Yo debo haber sido muy pequeño cuando me acerqué por primera vez a esa especie de balcón o mirador que servía de antesala al frontispicio del antiguo Hospital Militar. La sobriedad del edificio, sumada a la presencia del personal armado que resguardaba su acceso, debe haber creado en mí esa sensación de hallarme junto a un inmueble identificado con los recintos castrenses, y aun con las fortalezas guarnecidas, que nos resulta tan ajena a la impresión que tenemos de las casas de salud. Más tarde habría de ingresar en él por un motivo atroz, lamentable y fortuito; y habría de comprobar que su fachada exageraba el espacio que en la realidad existía en su interior.

El cuerpo central tenía la forma de una medialuna. De la estructura medular de su arco exterior, se desprendía hasta una docena de pabellones, en los que se daba alojamiento a los pacientes que allí habían sido admitidos. Eran secciones en las que predominaba el blanco de las paredes y el de la ropa de cama; monotonía pictórica que era interrumpida por el color metálico de los camastros y literas. En medio de esa intensa blancura, habría de apreciar con horror, las secuelas de la trágica desgracia de una agraciada chica de mi edad, quien había tropezado por accidente, mientras en una mano portaba una vela para alumbrar y en la otra un recipiente en el que transportaba un galón de gasolina…
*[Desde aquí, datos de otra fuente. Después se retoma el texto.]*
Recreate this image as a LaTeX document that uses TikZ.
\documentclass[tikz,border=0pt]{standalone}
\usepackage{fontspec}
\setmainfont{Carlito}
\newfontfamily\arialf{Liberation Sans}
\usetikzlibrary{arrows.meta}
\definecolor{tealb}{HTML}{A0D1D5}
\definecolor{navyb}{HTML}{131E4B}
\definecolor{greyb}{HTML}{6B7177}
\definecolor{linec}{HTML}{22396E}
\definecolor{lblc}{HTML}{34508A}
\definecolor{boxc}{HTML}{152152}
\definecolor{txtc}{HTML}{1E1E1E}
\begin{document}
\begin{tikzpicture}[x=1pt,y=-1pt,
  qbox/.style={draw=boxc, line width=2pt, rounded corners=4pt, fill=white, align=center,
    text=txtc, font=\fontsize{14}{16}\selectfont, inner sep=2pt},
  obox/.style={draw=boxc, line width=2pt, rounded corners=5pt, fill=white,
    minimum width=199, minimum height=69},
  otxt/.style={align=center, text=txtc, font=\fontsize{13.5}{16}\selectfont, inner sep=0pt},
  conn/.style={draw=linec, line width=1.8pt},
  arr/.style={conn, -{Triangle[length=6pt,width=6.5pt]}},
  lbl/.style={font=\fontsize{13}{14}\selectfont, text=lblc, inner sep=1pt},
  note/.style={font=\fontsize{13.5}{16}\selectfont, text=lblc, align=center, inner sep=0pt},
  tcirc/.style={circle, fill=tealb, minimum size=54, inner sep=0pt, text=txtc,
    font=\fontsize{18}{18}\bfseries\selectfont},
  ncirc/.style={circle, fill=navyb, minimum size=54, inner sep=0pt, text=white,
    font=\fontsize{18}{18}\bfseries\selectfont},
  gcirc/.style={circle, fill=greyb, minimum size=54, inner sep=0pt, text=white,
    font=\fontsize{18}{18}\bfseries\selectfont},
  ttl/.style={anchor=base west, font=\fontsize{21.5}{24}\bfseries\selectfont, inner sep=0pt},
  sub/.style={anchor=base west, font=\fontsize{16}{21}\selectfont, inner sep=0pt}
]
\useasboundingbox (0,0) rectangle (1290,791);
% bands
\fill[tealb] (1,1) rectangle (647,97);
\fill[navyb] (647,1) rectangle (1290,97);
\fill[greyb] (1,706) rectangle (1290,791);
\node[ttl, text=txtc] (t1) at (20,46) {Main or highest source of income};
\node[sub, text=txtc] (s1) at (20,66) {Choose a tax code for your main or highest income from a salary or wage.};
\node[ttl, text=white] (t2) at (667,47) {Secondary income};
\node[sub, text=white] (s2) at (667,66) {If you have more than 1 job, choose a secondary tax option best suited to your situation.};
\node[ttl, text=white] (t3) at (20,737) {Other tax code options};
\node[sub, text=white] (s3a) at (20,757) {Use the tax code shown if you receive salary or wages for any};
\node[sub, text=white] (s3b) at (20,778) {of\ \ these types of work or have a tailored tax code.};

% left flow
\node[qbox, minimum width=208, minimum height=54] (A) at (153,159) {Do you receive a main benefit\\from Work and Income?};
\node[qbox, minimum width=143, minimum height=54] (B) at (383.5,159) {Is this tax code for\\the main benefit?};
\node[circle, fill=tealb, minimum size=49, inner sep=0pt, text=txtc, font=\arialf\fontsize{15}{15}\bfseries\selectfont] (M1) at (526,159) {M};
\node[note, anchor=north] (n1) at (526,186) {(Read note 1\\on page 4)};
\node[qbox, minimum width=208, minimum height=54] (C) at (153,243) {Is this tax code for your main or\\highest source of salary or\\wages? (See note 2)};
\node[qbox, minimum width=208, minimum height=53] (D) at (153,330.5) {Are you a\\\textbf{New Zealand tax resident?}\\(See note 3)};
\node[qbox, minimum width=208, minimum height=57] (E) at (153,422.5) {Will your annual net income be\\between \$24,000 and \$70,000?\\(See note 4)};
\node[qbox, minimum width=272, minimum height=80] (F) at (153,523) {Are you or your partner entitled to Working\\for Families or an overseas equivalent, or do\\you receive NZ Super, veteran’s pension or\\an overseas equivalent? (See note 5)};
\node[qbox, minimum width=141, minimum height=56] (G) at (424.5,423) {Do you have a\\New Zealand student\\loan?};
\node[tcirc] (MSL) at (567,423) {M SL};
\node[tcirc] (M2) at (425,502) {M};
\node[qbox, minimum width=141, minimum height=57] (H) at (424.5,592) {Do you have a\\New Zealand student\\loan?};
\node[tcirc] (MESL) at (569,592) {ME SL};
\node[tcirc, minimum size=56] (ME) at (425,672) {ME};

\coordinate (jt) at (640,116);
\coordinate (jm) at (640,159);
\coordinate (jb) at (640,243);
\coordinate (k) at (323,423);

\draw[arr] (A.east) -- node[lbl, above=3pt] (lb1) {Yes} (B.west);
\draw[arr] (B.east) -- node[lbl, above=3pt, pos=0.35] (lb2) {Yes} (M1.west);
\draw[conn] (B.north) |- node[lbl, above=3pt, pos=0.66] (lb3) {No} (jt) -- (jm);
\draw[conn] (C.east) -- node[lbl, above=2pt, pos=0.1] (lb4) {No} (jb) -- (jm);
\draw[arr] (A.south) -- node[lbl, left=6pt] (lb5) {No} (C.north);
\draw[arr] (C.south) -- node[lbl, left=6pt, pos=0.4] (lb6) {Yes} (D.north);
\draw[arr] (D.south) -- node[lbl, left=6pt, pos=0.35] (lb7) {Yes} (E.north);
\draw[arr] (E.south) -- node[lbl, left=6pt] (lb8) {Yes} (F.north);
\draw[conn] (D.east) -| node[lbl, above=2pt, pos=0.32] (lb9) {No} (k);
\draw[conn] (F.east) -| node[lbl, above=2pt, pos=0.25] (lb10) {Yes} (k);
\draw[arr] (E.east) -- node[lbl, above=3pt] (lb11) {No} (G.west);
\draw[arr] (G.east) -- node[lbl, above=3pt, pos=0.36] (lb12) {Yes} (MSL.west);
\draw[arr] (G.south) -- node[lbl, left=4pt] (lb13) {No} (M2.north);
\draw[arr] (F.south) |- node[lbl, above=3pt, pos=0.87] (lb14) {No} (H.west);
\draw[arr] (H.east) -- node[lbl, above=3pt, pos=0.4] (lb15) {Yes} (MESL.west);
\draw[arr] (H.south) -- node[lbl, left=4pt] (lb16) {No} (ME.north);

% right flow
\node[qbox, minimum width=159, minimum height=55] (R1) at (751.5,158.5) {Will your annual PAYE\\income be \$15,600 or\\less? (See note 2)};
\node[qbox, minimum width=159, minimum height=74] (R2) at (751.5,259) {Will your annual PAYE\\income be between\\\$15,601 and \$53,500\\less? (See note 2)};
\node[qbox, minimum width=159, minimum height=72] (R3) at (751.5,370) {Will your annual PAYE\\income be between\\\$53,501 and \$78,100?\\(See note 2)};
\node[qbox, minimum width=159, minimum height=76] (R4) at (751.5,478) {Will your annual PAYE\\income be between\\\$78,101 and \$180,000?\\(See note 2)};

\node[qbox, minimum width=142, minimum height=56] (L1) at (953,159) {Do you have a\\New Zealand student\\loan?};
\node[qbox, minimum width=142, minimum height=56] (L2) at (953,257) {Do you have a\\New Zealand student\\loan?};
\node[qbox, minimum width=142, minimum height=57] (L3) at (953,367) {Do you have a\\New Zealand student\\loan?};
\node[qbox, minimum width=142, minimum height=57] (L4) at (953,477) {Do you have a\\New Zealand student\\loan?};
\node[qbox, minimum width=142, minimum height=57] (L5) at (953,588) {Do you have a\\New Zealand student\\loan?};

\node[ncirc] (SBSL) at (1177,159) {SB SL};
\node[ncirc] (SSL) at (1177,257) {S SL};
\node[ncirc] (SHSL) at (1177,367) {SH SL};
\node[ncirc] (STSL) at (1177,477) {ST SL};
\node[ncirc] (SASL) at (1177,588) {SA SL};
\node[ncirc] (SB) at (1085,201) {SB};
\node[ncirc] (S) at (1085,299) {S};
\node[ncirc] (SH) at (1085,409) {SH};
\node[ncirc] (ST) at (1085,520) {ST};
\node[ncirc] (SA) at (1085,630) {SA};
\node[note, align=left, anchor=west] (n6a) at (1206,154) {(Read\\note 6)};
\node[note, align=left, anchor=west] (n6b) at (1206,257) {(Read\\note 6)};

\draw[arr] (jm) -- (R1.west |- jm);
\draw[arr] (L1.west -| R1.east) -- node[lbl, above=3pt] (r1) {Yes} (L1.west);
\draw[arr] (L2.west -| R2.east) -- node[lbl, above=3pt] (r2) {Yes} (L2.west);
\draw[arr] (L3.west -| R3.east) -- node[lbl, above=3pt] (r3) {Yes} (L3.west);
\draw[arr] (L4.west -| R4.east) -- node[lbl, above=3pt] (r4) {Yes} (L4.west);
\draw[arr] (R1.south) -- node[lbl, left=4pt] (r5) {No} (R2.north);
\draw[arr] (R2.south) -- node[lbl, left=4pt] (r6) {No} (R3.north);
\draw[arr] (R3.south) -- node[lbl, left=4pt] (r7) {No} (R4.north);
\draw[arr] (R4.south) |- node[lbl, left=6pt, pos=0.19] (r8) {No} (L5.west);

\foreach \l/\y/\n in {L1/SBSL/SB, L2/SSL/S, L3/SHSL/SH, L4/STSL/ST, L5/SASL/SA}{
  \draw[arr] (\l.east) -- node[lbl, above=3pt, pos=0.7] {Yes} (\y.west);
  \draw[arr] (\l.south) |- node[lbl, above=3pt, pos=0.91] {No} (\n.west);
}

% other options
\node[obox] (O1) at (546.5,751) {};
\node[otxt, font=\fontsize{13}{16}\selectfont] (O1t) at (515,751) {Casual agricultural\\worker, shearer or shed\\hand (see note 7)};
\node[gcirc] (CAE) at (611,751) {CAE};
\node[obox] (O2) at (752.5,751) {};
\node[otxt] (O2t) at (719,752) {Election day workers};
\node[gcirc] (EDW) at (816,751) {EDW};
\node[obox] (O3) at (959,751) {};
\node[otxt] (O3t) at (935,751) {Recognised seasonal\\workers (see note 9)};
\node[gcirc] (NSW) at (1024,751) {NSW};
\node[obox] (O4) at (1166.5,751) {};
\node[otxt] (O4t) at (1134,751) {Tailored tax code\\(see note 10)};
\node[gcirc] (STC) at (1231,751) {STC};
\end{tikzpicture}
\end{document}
No recuerdo su nombre, pero nuestras abuelas estaban emparentadas. Así pude entrar por primera vez en ese lugar en el que campeaba un raro silencio cual si se tratase de un convento. De rato en rato se escuchaban los gemidos de quienes estaban ahí para encontrar alivio a sus achaques y dolencias. Tuve que esperar en un corredor que servía de marco a dos patios interiores, donde destacaban unas lajas de piedra cuyas aristas irregulares reflejaban la intransigencia de la lluvia. Cuando al fin se nos dio anuencia para ingresar a visitar a la desgraciada, casi dejo caer los refrigerios que le habíamos traído para mitigar sus dolencias. Se hallaba la desventurada, postrada en su triste lecho exhibiendo sus ulceradas heridas y soportando sus fístulas sangrantes que deformaban su rostro en forma cruel y lastimera.
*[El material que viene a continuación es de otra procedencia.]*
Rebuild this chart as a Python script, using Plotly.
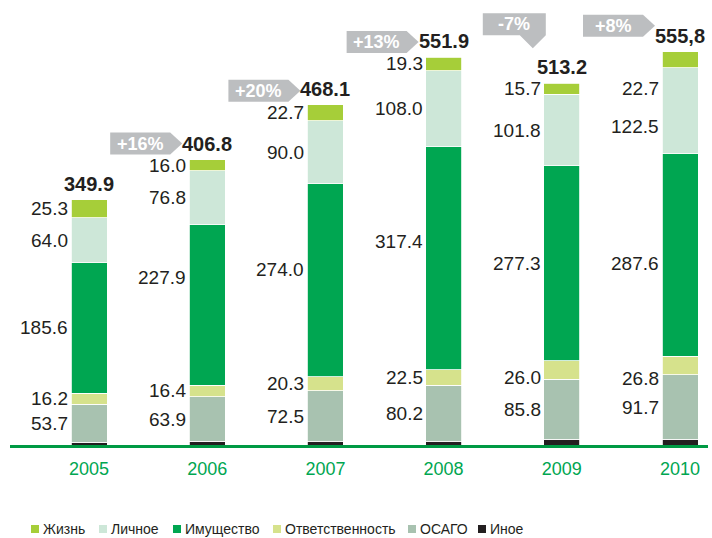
import plotly.graph_objects as go

# ---------------- data ----------------
years = ["2005", "2006", "2007", "2008", "2009", "2010"]
totals = ["349.9", "406.8", "468.1", "551.9", "513.2", "555,8"]
growth = [None, "+16%", "+20%", "+13%", "-7%", "+8%"]

inoe = [4.0, 5.0, 4.5, 4.5, 8.0, 8.0]
osago = [53.7, 63.9, 72.5, 80.2, 85.8, 91.7]
otvetstv = [16.2, 16.4, 20.3, 22.5, 26.0, 26.8]
imush = [185.6, 227.9, 274.0, 317.4, 277.3, 287.6]
lichnoe = [64.0, 76.8, 90.0, 108.0, 101.8, 122.5]
zhizn = [25.3, 16.0, 22.7, 19.3, 15.7, 22.7]

series_names = ["Иное", "ОСАГО", "Ответственность", "Имущество", "Личное", "Жизнь"]
series_vals = [inoe, osago, otvetstv, imush, lichnoe, zhizn]

# ---------------- style ----------------
COLORS = {
    "Жизнь": "#A6CE39",
    "Личное": "#CDE7D8",
    "Имущество": "#00A651",
    "Ответственность": "#D6E28C",
    "ОСАГО": "#A8C2B0",
    "Иное": "#231F20",
}
LABELED = {"ОСАГО", "Ответственность", "Имущество", "Личное", "Жизнь"}
# manual label nudges (px, positive = down), as in the original
LABEL_NUDGE = {
    (1, "Имущество"): -27, (2, "Имущество"): -11, (3, "Имущество"): -17,
    (4, "Ответственность"): 8,
    (5, "Жизнь"): 29, (5, "Личное"): 16, (5, "Имущество"): 9, (5, "Ответственность"): 13,
}
ARROW_LIFT = [0, 1, -1, 0, 44, 11]

FONT = "Liberation Sans, Arial, Helvetica, sans-serif"
TXT = "#231F20"
GREEN = "#00A651"
AXIS_GREEN = "#009A44"
ARROW_GRAY = "#BCBEC0"

W, H = 712, 538
MT, MB = 0, 89
PLOT_BOTTOM = H - MB          # px of plot-area bottom
BASE_PX = 445                 # px of the zero line
PX_X = 118.2                  # px per category
X0_PX = 89                    # px of first bar centre
PX_Y = 0.703                  # px per data unit
plot_h = H - MT - MB
x_range = [-X0_PX / PX_X, (W - X0_PX) / PX_X]
y_range = [-(PLOT_BOTTOM - BASE_PX) / PX_Y, (BASE_PX - MT) / PX_Y]
BAR_W = 36 / PX_X


def py_paper(py):
    return (PLOT_BOTTOM - py) / plot_h


xs = list(range(len(years)))
fig = go.Figure()
for name, vals in zip(series_names, series_vals):
    fig.add_trace(go.Bar(
        x=xs, y=vals, name=name, width=BAR_W,
        marker=dict(color=COLORS[name], line=dict(color="white", width=0.8)),
        showlegend=False,
    ))

annotations = []
shapes = []

# segment value labels
cum = [0.0] * len(years)
for name, vals in zip(series_names, series_vals):
    for i, v in enumerate(vals):
        if name in LABELED:
            annotations.append(dict(
                x=i - BAR_W / 2, y=cum[i] + v / 2, xref="x", yref="y",
                text=f"{v:.1f}", showarrow=False, xanchor="right", yanchor="middle",
                xshift=-1, yshift=-LABEL_NUDGE.get((i, name), 0),
                font=dict(family=FONT, size=19, color=TXT),
            ))
        cum[i] += v
tops = cum[:]

# totals
for i, t in enumerate(totals):
    annotations.append(dict(
        x=i, y=tops[i], xref="x", yref="y", text=f"<b>{t}</b>", showarrow=False,
        xanchor="center", yanchor="bottom", yshift=3,
        font=dict(family=FONT, size=20, color=TXT),
    ))

# growth arrows
hh = 11 / PX_Y
for i, g in enumerate(growth):
    if g is None:
        continue
    cy = tops[i] + (15 + ARROW_LIFT[i]) / PX_Y
    if g.startswith("-"):
        right = i - 16 / PX_X
        left = right - 63 / PX_X
        b0 = right - 26 / PX_X
        apex = right - 13 / PX_X
        bot = cy - hh
        path = (f"M{left},{cy + hh} L{right},{cy + hh} L{right},{bot} "
                f"L{apex},{bot - 13 / PX_Y} L{b0},{bot} L{left},{bot} Z")
        tx = (left + right) / 2
    else:
        tip = i - 25 / PX_X
        rr = tip - 12 / PX_X
        left = tip - 72 / PX_X
        path = (f"M{left},{cy - hh} L{rr},{cy - hh} L{tip},{cy} "
                f"L{rr},{cy + hh} L{left},{cy + hh} Z")
        tx = (left + rr) / 2
    shapes.append(dict(type="path", path=path, xref="x", yref="y",
                       fillcolor=ARROW_GRAY, line=dict(width=0), layer="above"))
    annotations.append(dict(
        x=tx, y=cy, xref="x", yref="y", text=f"<b>{g}</b>", showarrow=False,
        xanchor="center", yanchor="middle",
        font=dict(family=FONT, size=18, color="white"),
    ))

# baseline
shapes.append(dict(type="line", xref="paper", yref="y", x0=10 / W, x1=708 / W,
                   y0=-1.5 / PX_Y, y1=-1.5 / PX_Y,
                   line=dict(color=AXIS_GREEN, width=3), layer="above"))

# manual legend
legend_order = ["Жизнь", "Личное", "Имущество", "Ответственность", "ОСАГО", "Иное"]
LEGEND_X_PX = [31, 99, 173, 273, 408, 478]
LEG_Y = 529
for name, lx in zip(legend_order, LEGEND_X_PX):
    shapes.append(dict(type="rect", xref="paper", yref="paper",
                       x0=lx / W, x1=(lx + 8) / W,
                       y0=py_paper(LEG_Y - 4), y1=py_paper(LEG_Y + 4),
                       fillcolor=COLORS[name], line=dict(width=0)))
    annotations.append(dict(
        x=(lx + 10) / W, y=py_paper(LEG_Y), xref="paper", yref="paper", text=name,
        showarrow=False, xanchor="left", yanchor="middle",
        font=dict(family=FONT, size=14, color=TXT),
    ))

fig.update_layout(
    barmode="stack",
    width=W, height=H,
    margin=dict(l=0, r=0, t=MT, b=MB, pad=0),
    paper_bgcolor="white", plot_bgcolor="white",
    font=dict(family=FONT, color=TXT),
    xaxis=dict(range=x_range, tickvals=xs, ticktext=years, showgrid=False,
               zeroline=False, showline=False, ticks="outside", ticklen=3,
               tickcolor="rgba(0,0,0,0)",
               tickfont=dict(family=FONT, size=18, color=GREEN), fixedrange=True),
    yaxis=dict(range=y_range, visible=False, showgrid=False, zeroline=False,
               fixedrange=True),
    annotations=annotations,
    shapes=shapes,
    showlegend=False,
)

fig.write_html(
    "out.html",
    config={"displayModeBar": False},
    post_script="document.body.style.margin='0';document.body.style.overflow='hidden';",
)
Más tarde habría de volver al viejo hospital por una serie de diversos motivos. Hoy el marcial edificio ya no funciona en ese lugar avecinado al popular barrio, asentado en las faldas de la montaña; más bien dicho, una parte importante de su antiguo cuerpo ahora ha dado lugar a una encomiable obra de recuperación y de remodelación en la que se ha empeñado el municipio capitalino, que ha logrado convertir este recinto en un muy bien presentado museo que hoy sirve como centro cultural y como referente de lo que se puede lograr con entusiasmo, buen gusto, y recuperando el valor arquitectónico de un bello y emblemático edificio.

Como siempre sucede, hay quienes reclaman que no debió transformarse ese local, antes destinado a casa de salud, en un centro cultural que sirviese de museo. Sin embargo, tal no sería un cuestionamiento coherente: hoy un hospital resulta algo más, mucho más, de lo que significa su estructura física. Debe tomarse en cuenta un criterio integral, pues debe dar cabida a amplios y generosos espacios -con un sentido adecuado de diseño-, los mismos que son requeridos por la modernidad, para albergar todos esos nuevos implementos y equipos que hoy resultan indispensables para que una casa de salud funcione con eficiencia. Hoy, no es difícil coincidir con el concepto de que aquellos bellos y antiguos establecimientos ya no logran satisfacer las nuevas realidades que han sido determinadas por el avance tecnológico y el crecimiento de las ciudades.